上世纪三十年代,我在南市潮惠小学住读。由于成绩优异,按规定,凡是第一名毕业的高小优等生,可由本校提名保送,直升本市名牌中学读初中。
我一向仰慕“上中”(当时为江苏省立上海中学),下决心要争取升入。“潮惠”校长李汉霄先生和毕业班导师欧阳彦生先生都表示支持,并按此方向为我作准备。而语文老师周宝书先生却动员我去上他的母校惠灵中学,为了让我认识、了解“惠灵”,那年春假,周老师特地带我到新龙华去,“惠灵”的确相当漂亮。但我惦记“上中”,就顺便去附近的吴家巷“上中”看了看。因是放假,校门紧闭,只能在门外向里张望。说来也怪,就这样匆匆一瞥,却留下了刻骨铭心难以抹去的印象。
1937年7月我高小毕业,如愿以偿被“上中”预录。因等待毕业证书、奖状(要由市教育局盖印颁发)和办理直升“上中”的手续,我仍留在校中。谁知突生变故,“八一三”淞沪抗战爆发。那晚“潮惠”对面的黄浦江上战火纷飞,形势险恶。校内留守的老师也忙于收拾,准备撤离。就在次日(八月十四日)上午,我被迫匆匆离校逃难,去“上中”的路,被战争无情地阻断。
尽管望门而止于“上中”,我始终念念不忘,一直牵挂着她。日军攻占上海后,郊区的中学纷纷迁入租界继续上课,有的甚至挤在南京路慈淑大楼的写字间里,“上中”也迁入顺昌路,后改名为私立沪新中学,我的“上中”梦从此永远破灭。1941年冬,日军进占租界。少数不曾停办或内迁的中学,被直接置于侵略者的掌控之中,那一段日子,人命危浅,环境险恶。凡是亲身经历过的师生,至今回忆,仍心有余悸。而“上中”曾被日军当作兵营,后来总算挺过来了。
新中国成立后,自1952年高校院系调整始,许多名校包括私立的、教会办的,被摘了牌子。更有甚者,是把原有的校名改了。好些学校被排了队编了号。如我熟悉的澄衷中学改成五十八中学,务本女中改成市二女中,如此等等。十年浩劫,好些中学教学成果被摧毁,教学设施被砸烂,大批教师遭迫害,连澄衷中学的创始人叶澄衷的铜像,也被掀翻在地,横遭践踏。“上中”也停办了,变成了样板戏基地。
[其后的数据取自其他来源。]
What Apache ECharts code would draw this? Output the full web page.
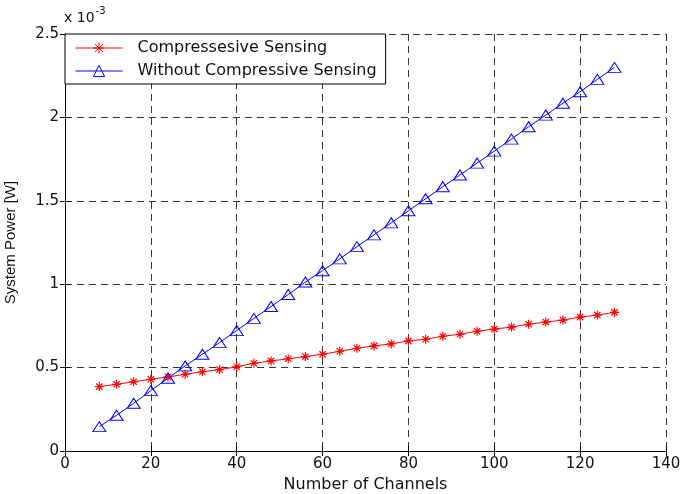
<!DOCTYPE html>
<html>
<head>
<meta charset="utf-8">
<script src="https://cdn.jsdelivr.net/npm/echarts@6/dist/echarts.min.js"></script>
<style>
  html, body { margin: 0; padding: 0; background: #fff; }
  #chart { width: 681px; height: 494px; }
</style>
</head>
<body>
<div id="chart"></div>
<script>
// Number of channels sampled
var channels = [8, 12, 16, 20, 24, 28, 32, 36, 40, 44, 48, 52, 56, 60, 64, 68,
                72, 76, 80, 84, 88, 92, 96, 100, 104, 108, 112, 116, 120, 124, 128];

// System power in units of 1e-3 W
var powerCS = [0.386, 0.400, 0.415, 0.430, 0.444, 0.460, 0.475, 0.488, 0.505, 0.526,
               0.540, 0.553, 0.566, 0.580, 0.598, 0.616, 0.630, 0.642, 0.660, 0.670,
               0.688, 0.700, 0.718, 0.731, 0.743, 0.760, 0.773, 0.785, 0.803, 0.815, 0.831];
var powerNoCS = [0.146, 0.214, 0.286, 0.362, 0.436, 0.510, 0.580, 0.650, 0.722, 0.795,
                 0.866, 0.938, 1.013, 1.081, 1.152, 1.225, 1.296, 1.368, 1.440, 1.512,
                 1.584, 1.655, 1.726, 1.798, 1.870, 1.944, 2.014, 2.085, 2.154, 2.228, 2.300];

var seriesNames = ['Compressesive Sensing', 'Without Compressive Sensing'];
var xTicks = { min: 0, max: 140, step: 20 };
var yTicks = { min: 0, max: 2.5, step: 0.5 };

var WIDE = 'DejaVu Sans, Verdana, sans-serif';
var NARROW = 'Liberation Sans, Arial, Helvetica, sans-serif';
var RED = '#ff0000';
var BLUE = '#0000ff';
var starPath = 'path://M5,0L5,10M0,5L10,5M1.5,1.5L8.5,8.5M1.5,8.5L8.5,1.5';

function pairs(xs, ys) {
  return xs.map(function (x, i) { return [x, ys[i]]; });
}

var gridLine = { show: true, lineStyle: { color: '#333', width: 1, type: [7, 5] } };
var boxTick = { show: true, inside: true, length: 5, lineStyle: { color: '#000' } };
var boxLine = { show: true, lineStyle: { color: '#000', width: 1 } };

var chart = echarts.init(document.getElementById('chart'), null, { renderer: 'canvas' });
chart.setOption({
  animation: false,
  backgroundColor: '#fff',
  textStyle: { fontFamily: WIDE },
  grid: { left: 65, right: 15, top: 34, bottom: 43, containLabel: false, outerBoundsMode: 'none' },
  legend: {
    orient: 'vertical',
    left: 65, top: 34,
    backgroundColor: '#fff',
    borderColor: '#000', borderWidth: 1,
    padding: [6, 9, 5, 10],
    itemWidth: 47, itemHeight: 14, itemGap: 7,
    lineStyle: { width: 1 },
    textStyle: { fontFamily: WIDE, fontSize: 16, lineHeight: 16, color: '#111', padding: [0, 0, 0, 10] },
    data: [
      { name: seriesNames[0], itemStyle: { color: 'rgba(0,0,0,0)', borderColor: RED, borderWidth: 1 } },
      { name: seriesNames[1], itemStyle: { color: 'rgba(0,0,0,0)', borderColor: BLUE, borderWidth: 1 } }
    ]
  },
  xAxis: [{
    type: 'value', min: xTicks.min, max: xTicks.max, interval: xTicks.step,
    name: 'Number of Channels', nameLocation: 'middle', nameGap: 25,
    nameTextStyle: { fontFamily: WIDE, fontSize: 16, color: '#111' },
    axisLine: boxLine, axisTick: boxTick,
    axisLabel: { fontFamily: WIDE, fontSize: 15, color: '#111', margin: 6 },
    splitLine: gridLine
  }, {
    type: 'value', position: 'top', min: xTicks.min, max: xTicks.max, interval: xTicks.step,
    axisLine: boxLine, axisTick: boxTick,
    axisLabel: { show: false }, splitLine: { show: false }
  }],
  yAxis: [{
    type: 'value', min: yTicks.min, max: yTicks.max, interval: yTicks.step,
    name: 'System Power [W]', nameLocation: 'middle', nameGap: 47, nameRotate: 90,
    nameTextStyle: { fontFamily: NARROW, fontSize: 15, color: '#111' },
    axisLine: boxLine, axisTick: boxTick,
    axisLabel: { fontFamily: WIDE, fontSize: 15, color: '#111', margin: 6,
      formatter: function (v) { return String(v); } },
    splitLine: gridLine
  }, {
    type: 'value', position: 'right', min: yTicks.min, max: yTicks.max, interval: yTicks.step,
    axisLine: boxLine, axisTick: boxTick,
    axisLabel: { show: false }, splitLine: { show: false }
  }],
  graphic: [{
    type: 'text', left: 64, top: 6,
    style: {
      text: '{b|x 10}{s|-3}',
      rich: {
        b: { fontFamily: WIDE, fontSize: 14, fill: '#111', padding: [7, 0, 0, 0] },
        s: { fontFamily: WIDE, fontSize: 10, fill: '#111', padding: [0, 0, 8, 1] }
      }
    }
  }],
  series: [{
    name: seriesNames[0], type: 'line',
    data: pairs(channels, powerCS),
    symbol: starPath, symbolSize: 9, showAllSymbol: true,
    lineStyle: { color: RED, width: 1 },
    itemStyle: { color: 'rgba(0,0,0,0)', borderColor: RED, borderWidth: 1.2 },
    z: 3
  }, {
    name: seriesNames[1], type: 'line',
    data: pairs(channels, powerNoCS),
    symbol: 'triangle', symbolSize: [13, 10], showAllSymbol: true,
    lineStyle: { color: BLUE, width: 1 },
    itemStyle: { color: 'rgba(0,0,0,0)', borderColor: BLUE, borderWidth: 1 },
    z: 3
  }]
});
</script>
</body>
</html>
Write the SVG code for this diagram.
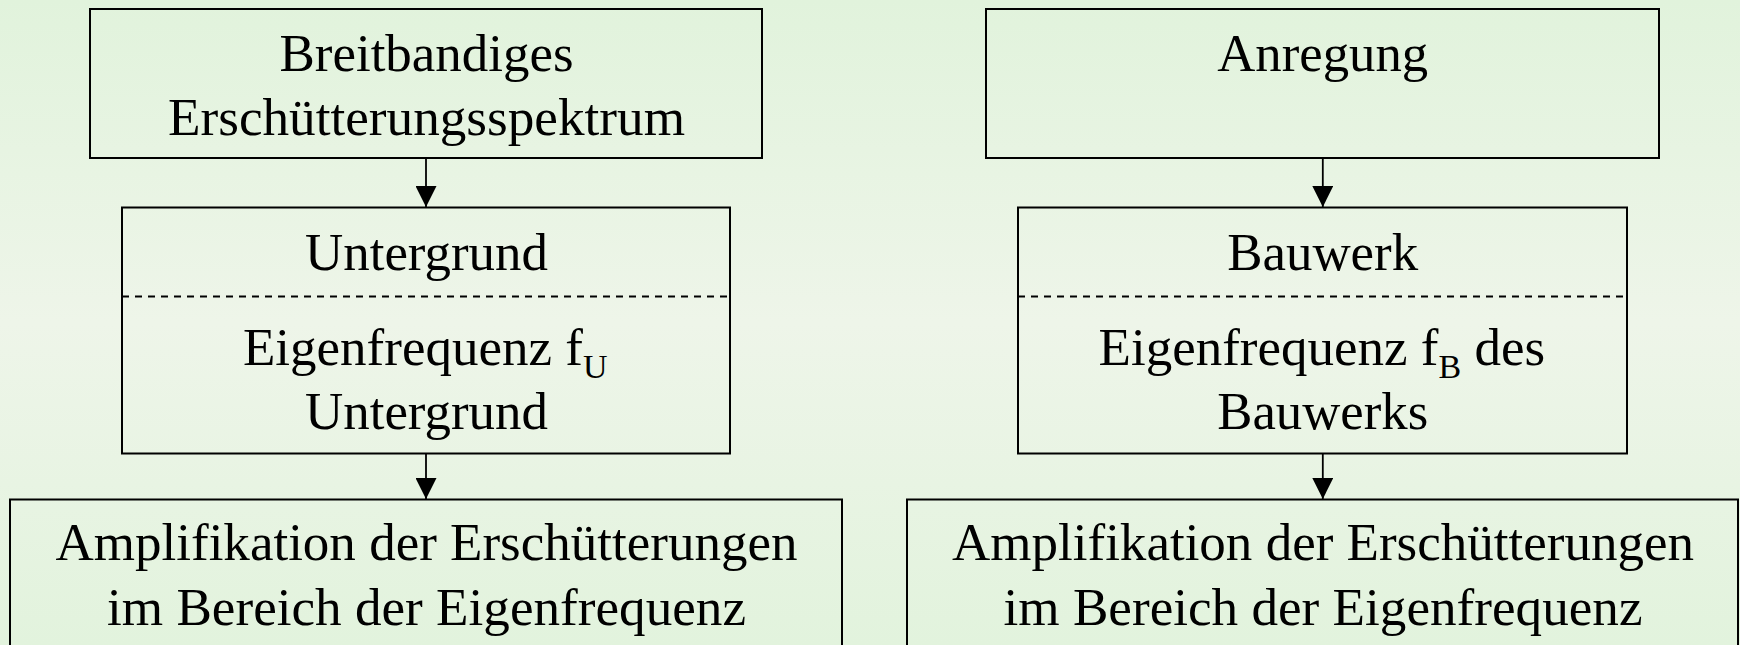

然而,“上海中学”终于挺过来了。尽管也历过险,受过伤,幸运的是后来不曾被改名。她仍然如浴火重生的凤凰,仪态万方地昂立于沪郊,以她独有的魅力,吸引着一代又一代青年学子。她使得广大“上中”校友既不用为早些时候回到上海却找不到母校而焦急,也不用为母校的面目全非而伤感。如今,则不用再为母校的前途命运而担心了。
今生,我的“上中”梦虽永远难圆,但我的“上中”情结仍留在心头。